◆ **WHAT IS NEEDED**:
Check each line of the listing below for the string "matplotlib", and copy the ones that have it.

━━━━

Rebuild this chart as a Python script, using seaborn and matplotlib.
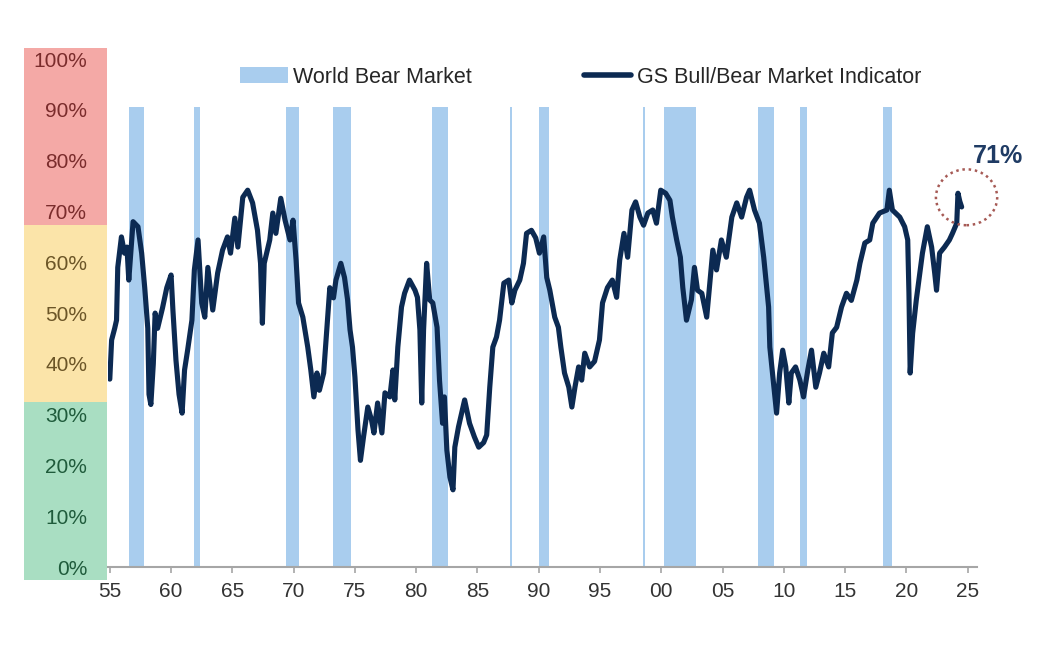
"""GS Bull/Bear Market Indicator vs world bear markets."""

import matplotlib
matplotlib.use("Agg")
import matplotlib.pyplot as plt
import matplotlib.transforms as mtransforms
from matplotlib.lines import Line2D
from matplotlib.patches import Ellipse, Patch, Rectangle
import pandas as pd
import seaborn as sns

# indicator readings (year, % value)
years = [
    1955.0, 1955.15, 1955.4, 1955.55, 1955.65, 1955.95, 1956.2, 1956.4, 1956.55, 1956.9,
    1957.3, 1957.6, 1957.85, 1958.1, 1958.2, 1958.35, 1958.55, 1958.7, 1958.9, 1959.3,
    1959.65, 1960.0, 1960.15, 1960.4, 1960.65, 1960.9, 1961.1, 1961.35, 1961.7, 1961.9,
    1962.2, 1962.5, 1962.75, 1963.0, 1963.4, 1963.8, 1964.2, 1964.6, 1964.85, 1965.2,
    1965.45, 1965.85, 1966.25, 1966.65, 1967.05, 1967.3, 1967.45, 1967.6, 1968.05, 1968.3,
    1968.55, 1968.95, 1969.3, 1969.7, 1969.95, 1970.2, 1970.4, 1970.75, 1971.15, 1971.4,
    1971.65, 1971.9, 1972.1, 1972.45, 1972.6, 1972.95, 1973.25, 1973.45, 1973.85, 1974.15,
    1974.4, 1974.6, 1974.8, 1975.0, 1975.25, 1975.45, 1975.7, 1976.05, 1976.35, 1976.55,
    1976.85, 1977.2, 1977.45, 1977.85, 1978.1, 1978.25, 1978.5, 1978.8, 1979.05, 1979.45,
    1979.9, 1980.1, 1980.3, 1980.45, 1980.6, 1980.85, 1981.1, 1981.35, 1981.7, 1981.9,
    1982.15, 1982.3, 1982.5, 1982.75, 1983.0, 1983.15, 1983.45, 1983.95, 1984.35, 1984.75,
    1985.1, 1985.5, 1985.75, 1986.0, 1986.25, 1986.55, 1986.8, 1987.15, 1987.55, 1987.8,
    1988.05, 1988.45, 1988.75, 1989.0, 1989.4, 1989.75, 1990.05, 1990.4, 1990.65, 1990.9,
    1991.3, 1991.6, 1991.8, 1992.1, 1992.45, 1992.7, 1992.95, 1993.25, 1993.5, 1993.75,
    1994.15, 1994.55, 1994.95, 1995.2, 1995.6, 1996.0, 1996.35, 1996.6, 1996.95, 1997.25,
    1997.6, 1997.9, 1998.25, 1998.55, 1998.9, 1999.3, 1999.6, 1999.95, 2000.35, 2000.7,
    2000.9, 2001.25, 2001.55, 2001.75, 2002.05, 2002.45, 2002.7, 2002.95, 2003.3, 2003.7,
    2003.95, 2004.2, 2004.5, 2004.9, 2005.3, 2005.75, 2006.15, 2006.55, 2006.95, 2007.2,
    2007.6, 2008.0, 2008.35, 2008.6, 2008.75, 2008.85, 2009.1, 2009.4, 2009.65, 2009.9,
    2010.15, 2010.4, 2010.6, 2010.95, 2011.3, 2011.6, 2011.95, 2012.25, 2012.6, 2012.9,
    2013.25, 2013.65, 2013.95, 2014.3, 2014.7, 2015.1, 2015.5, 2015.95, 2016.2, 2016.6,
    2017.0, 2017.25, 2017.8, 2018.4, 2018.6, 2018.85, 2019.45, 2019.85, 2020.1, 2020.2,
    2020.3, 2020.5, 2020.8, 2021.3, 2021.7, 2022.05, 2022.3, 2022.45, 2022.7, 2023.1,
    2023.5, 2023.75, 2024.1, 2024.2, 2024.35, 2024.5,
]
indicator = [
    37.0, 44.7, 47.0, 48.6, 59.0, 65.0, 61.8, 63.0, 56.5, 68.0,
    67.0, 61.8, 55.0, 47.0, 34.0, 32.0, 40.0, 50.0, 47.0, 51.0,
    55.0, 57.5, 50.6, 40.7, 34.0, 30.3, 38.8, 42.7, 48.6, 58.5,
    64.4, 52.0, 49.2, 59.0, 50.6, 57.9, 62.4, 65.0, 61.8, 68.7,
    63.0, 72.8, 74.2, 71.7, 66.3, 59.8, 48.0, 59.8, 64.4, 69.7,
    65.7, 72.6, 68.3, 64.4, 68.3, 60.4, 52.0, 49.2, 43.3, 38.8,
    33.5, 38.2, 34.8, 38.2, 43.3, 55.0, 53.0, 56.5, 59.8, 57.0,
    52.6, 46.7, 43.3, 37.4, 27.0, 21.0, 25.6, 31.5, 29.0, 26.4,
    32.3, 26.4, 34.3, 33.5, 38.8, 32.9, 43.3, 51.2, 53.9, 56.5,
    54.5, 53.1, 46.7, 32.3, 46.7, 59.8, 52.6, 52.0, 47.2, 36.8,
    28.3, 33.5, 23.0, 17.7, 15.2, 23.6, 27.6, 32.9, 28.3, 25.6,
    23.6, 24.5, 26.0, 35.4, 43.3, 45.3, 48.6, 55.9, 56.5, 52.0,
    54.5, 56.5, 59.8, 65.7, 66.3, 64.8, 61.8, 65.0, 57.0, 54.5,
    49.2, 47.2, 43.3, 38.2, 35.4, 31.5, 35.4, 39.4, 36.8, 42.1,
    39.4, 40.5, 44.7, 52.0, 55.0, 56.5, 53.1, 60.4, 65.7, 61.0,
    70.3, 71.9, 68.9, 67.3, 69.7, 70.3, 67.7, 74.2, 73.6, 72.2,
    68.9, 64.4, 61.0, 55.0, 48.6, 52.6, 59.0, 54.5, 53.9, 49.2,
    55.9, 62.4, 58.5, 64.4, 61.0, 68.9, 71.7, 68.9, 72.8, 74.2,
    70.3, 67.7, 61.0, 55.0, 51.2, 43.3, 37.4, 30.3, 38.2, 42.7,
    39.4, 32.3, 38.2, 39.4, 36.8, 33.5, 38.8, 42.7, 35.4, 38.2,
    42.1, 39.4, 46.1, 47.2, 51.2, 53.9, 52.5, 56.5, 59.8, 63.8,
    64.4, 67.7, 69.7, 70.3, 74.2, 70.3, 68.9, 67.0, 64.4, 53.9,
    38.2, 46.0, 52.6, 61.8, 67.0, 63.0, 57.9, 54.5, 61.8, 63.0,
    64.4, 65.7, 67.7, 73.6, 72.0, 70.9,
]

# world bear market periods
bear_start = [1956.55, 1961.85, 1969.4, 1973.2, 1981.3, 1987.65, 1990.0, 1998.5, 2000.2, 2007.85, 2011.35, 2018.05]
bear_end = [1957.8, 1962.4, 1970.4, 1974.7, 1982.6, 1987.8, 1990.8, 1998.65, 2002.8, 2009.15, 2011.85, 2018.8]
bear_top = 90.5

# coloured zones behind the y tick labels
zone_edges = [-2.6, 32.5, 67.3, 102.2]
zone_colors = ["#a9dec2", "#fbe4a9", "#f4a9a6"]
zone_text_colors = ["#1f5b3b", "#6b5527", "#7a2c2c"]

x_ticks = [1955, 1960, 1965, 1970, 1975, 1980, 1985, 1990, 1995, 2000, 2005, 2010, 2015, 2020, 2025]
x_labels = ["55", "60", "65", "70", "75", "80", "85", "90", "95", "00", "05", "10", "15", "20", "25"]
y_ticks = [0, 10, 20, 30, 40, 50, 60, 70, 80, 90, 100]

latest_label = "71%"

NAVY = "#0c2a52"
BEAR_BLUE = "#a9cdee"


def main():
    sns.set_style("white")
    plt.rcParams["font.family"] = ["Liberation Sans", "DejaVu Sans"]

    df = pd.DataFrame({"year": years, "value": indicator})

    fig = plt.figure(figsize=(10.44, 6.45), dpi=100)
    ax = fig.add_axes([0.1034, 0.1209, 0.8324, 0.8047])

    widths = [e - s for s, e in zip(bear_start, bear_end)]
    ax.bar(bear_start, [bear_top] * len(bear_start), width=widths, align="edge",
           color=BEAR_BLUE, linewidth=0, zorder=1)

    sns.lineplot(data=df, x="year", y="value", ax=ax, color=NAVY, linewidth=3.7,
                 estimator=None, zorder=3)

    ax.set_xlim(1954.85, 2025.75)
    ax.set_ylim(0, 102.2)

    # zones in the label gutter
    trans = mtransforms.blended_transform_factory(ax.transAxes, ax.transData)
    for lo, hi, col in zip(zone_edges[:-1], zone_edges[1:], zone_colors):
        ax.add_patch(Rectangle((-0.0965, lo), 0.095, hi - lo, transform=trans,
                               facecolor=col, edgecolor="none", clip_on=False, zorder=0))

    ax.set_xticks(x_ticks)
    ax.set_xticklabels(x_labels)
    ax.set_yticks(y_ticks)
    ax.set_yticklabels([f"{v}%" for v in y_ticks])
    for lab, v in zip(ax.get_yticklabels(), y_ticks):
        idx = 0 if v <= 30 else (1 if v <= 60 else 2)
        lab.set_color(zone_text_colors[idx])

    ax.tick_params(axis="y", length=0, pad=15, labelsize=15)
    ax.tick_params(axis="x", length=4, width=1.2, color="#a6a6a6", pad=7,
                   labelsize=15, labelcolor="#333333", bottom=True)
    ax.set_xlabel("")
    ax.set_ylabel("")

    for side in ["top", "right", "left"]:
        ax.spines[side].set_visible(False)
    ax.spines["bottom"].set_color("#a6a6a6")
    ax.spines["bottom"].set_linewidth(1.5)

    handles = [
        Patch(facecolor=BEAR_BLUE, edgecolor="none", label="World Bear Market"),
        Line2D([0], [0], color=NAVY, linewidth=4, label="GS Bull/Bear Market Indicator"),
    ]
    ax.legend(handles=handles, loc="center", bbox_to_anchor=(0.544, 0.944), ncol=2,
              frameon=False, fontsize=15.5, handlelength=2.2, handletextpad=0.25,
              columnspacing=5.2, labelcolor="#262626")

    # latest reading callout
    ax.add_patch(Ellipse((2024.9, 72.8), 5.0, 11.0, fill=False, edgecolor="#a65a55",
                         linestyle=(0, (1, 1.5)), linewidth=1.8, clip_on=False, zorder=4))
    ax.text(2027.5, 81, latest_label, ha="center", va="center", fontsize=18,
            fontweight="bold", color="#1f3b64", clip_on=False)

    fig.savefig("out.png", dpi=100)
    plt.close(fig)


if __name__ == "__main__":
    main()
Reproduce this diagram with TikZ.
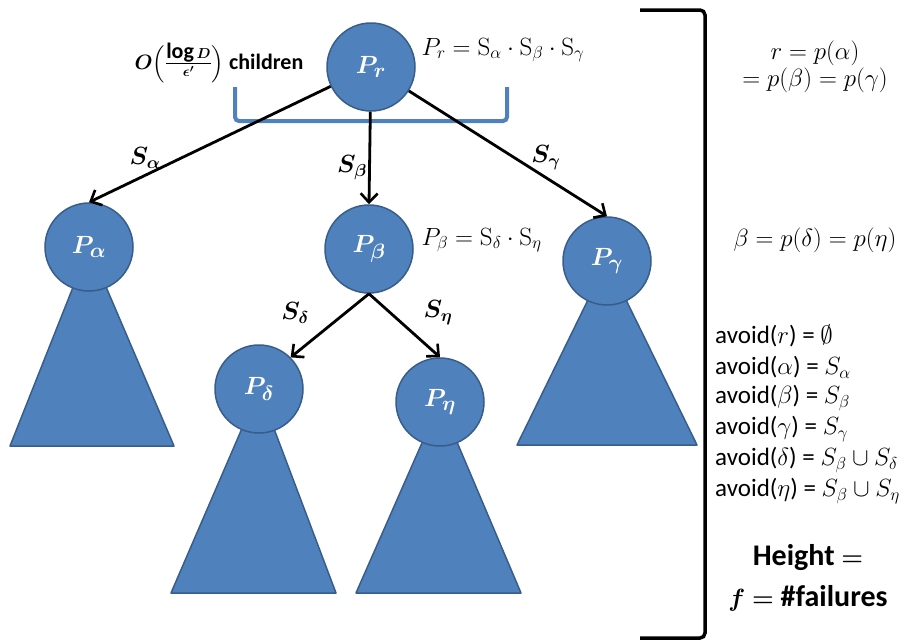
\documentclass[tikz,border=0pt]{standalone}
\usepackage{amsmath}
\usepackage{fontspec}
\newfontfamily\calibri{Carlito}
\usetikzlibrary{arrows.meta}
\definecolor{procfill}{HTML}{4F81BD}
\definecolor{procline}{HTML}{385D8A}
\newsavebox{\fanbox}
\tikzset{
  proc/.style={circle,fill=procfill,draw=procline,line width=1.5pt,
    minimum size=88pt,inner sep=0pt,text=white,
    font=\fontsize{31}{34}\selectfont\boldmath},
  subtree/.style={fill=procfill,draw=procline,line width=1.5pt,line join=round},
  link/.style={-{Straight Barb[length=9pt,width=17pt,line width=2.6pt]},line width=2.8pt},
  linklabel/.style={font=\fontsize{23}{26}\selectfont\boldmath},
  eqtext/.style={font=\fontsize{25}{27}\selectfont},
  avoidtxt/.style={font=\calibri\fontsize{25}{31}\selectfont,anchor=west,inner sep=0pt},
}
\begin{document}
\sbox{\fanbox}{\calibri\fontsize{22}{24}\selectfont\bfseries\boldmath
  $O\Bigl(\frac{\mbox{\calibri\bfseries log}\,D}{\epsilon^{\prime}}\Bigr)$ children}
\begin{tikzpicture}[x=1pt,y=-1pt]
\useasboundingbox (0,0) rectangle (905,641);

% sub-trees below the leaves
\draw[subtree] (89,247)--(10,446)--(174,446)--cycle;
\draw[subtree] (607,261)--(517,445)--(697,445)--cycle;
\draw[subtree] (259,389)--(171,593)--(336,593)--cycle;
\draw[subtree] (440,402)--(356,593)--(521,593)--cycle;

% processes
\node[proc] (pr) at (371,67) {$P_r$};
\node[proc] (pa) at (89,247) {$P_\alpha$};
\node[proc] (pb) at (369,249) {$P_\beta$};
\node[proc] (pg) at (607,261) {$P_\gamma$};
\node[proc] (pd) at (259,389) {$P_\delta$};
\node[proc] (pe) at (440,402) {$P_\eta$};

% children bracket
\draw[procfill,line width=4pt,rounded corners=4pt] (235,87)--(235,121)--(507,121)--(507,87);

% links
\draw[link] (pr) -- (pa.north);
\draw[link] (pr) -- (pb.north);
\draw[link] (pr) -- (pg.north);
\draw[link] (pb.south) -- (pd.north east);
\draw[link] (pb.south) -- (pe.north);

\node[linklabel] (sa) at (145,158) {$S_\alpha$};
\node[linklabel] (sb) at (352,168) {$S_\beta$};
\node[linklabel] (sg) at (546,158) {$S_\gamma$};
\node[linklabel] (sd) at (295,313) {$S_\delta$};
\node[linklabel] (se) at (438,313) {$S_\eta$};

% texts next to the nodes
\node (fan) at (219,63) {\usebox{\fanbox}};
\node[eqtext,anchor=west] (prdef) at (418,50) {$P_r=\mathrm{S}_\alpha\cdot \mathrm{S}_\beta\cdot \mathrm{S}_\gamma$};
\node[eqtext,anchor=west] (pbdef) at (418,240) {$P_\beta=\mathrm{S}_\delta\cdot \mathrm{S}_\eta$};

% right bracket
\draw[line width=3.5pt,rounded corners=5pt] (640,10)--(705,10)--(705,638)--(640,638);

% parents
\node[eqtext,align=center,inner sep=0pt] (par1) at (815,67) {$r=p(\alpha)$\\$=p(\beta)=p(\gamma)$};
\node[eqtext] (par2) at (815,240) {$\beta=p(\delta)=p(\eta)$};

% avoid sets
\node[avoidtxt] (av1) at (715,336) {avoid($r$) = $\emptyset$};
\node[avoidtxt] (av2) at (715,367) {avoid($\alpha$) = $S_\alpha$};
\node[avoidtxt] (av3) at (715,398) {avoid($\beta$) = $S_\beta$};
\node[avoidtxt] (av4) at (715,429) {avoid($\gamma$) = $S_\gamma$};
\node[avoidtxt] (av5) at (715,460) {avoid($\delta$) = $S_\beta\cup S_\delta$};
\node[avoidtxt] (av6) at (715,491) {avoid($\eta$) = $S_\beta\cup S_\eta$};

\node[align=center,font=\calibri\fontsize{30}{41}\selectfont\bfseries\boldmath] (height) at (808,578)
  {Height $=$\\$f$ $=$ \#failures};
\end{tikzpicture}
\end{document}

━━━━

◆ **EXERCISE RESULT**:
Rebuild this chart as a Python script, using seaborn and matplotlib.
import matplotlib
matplotlib.use("Agg")
import matplotlib.pyplot as plt
import matplotlib.transforms as mtransforms
from matplotlib.lines import Line2D
from matplotlib.patches import Ellipse, Patch, Rectangle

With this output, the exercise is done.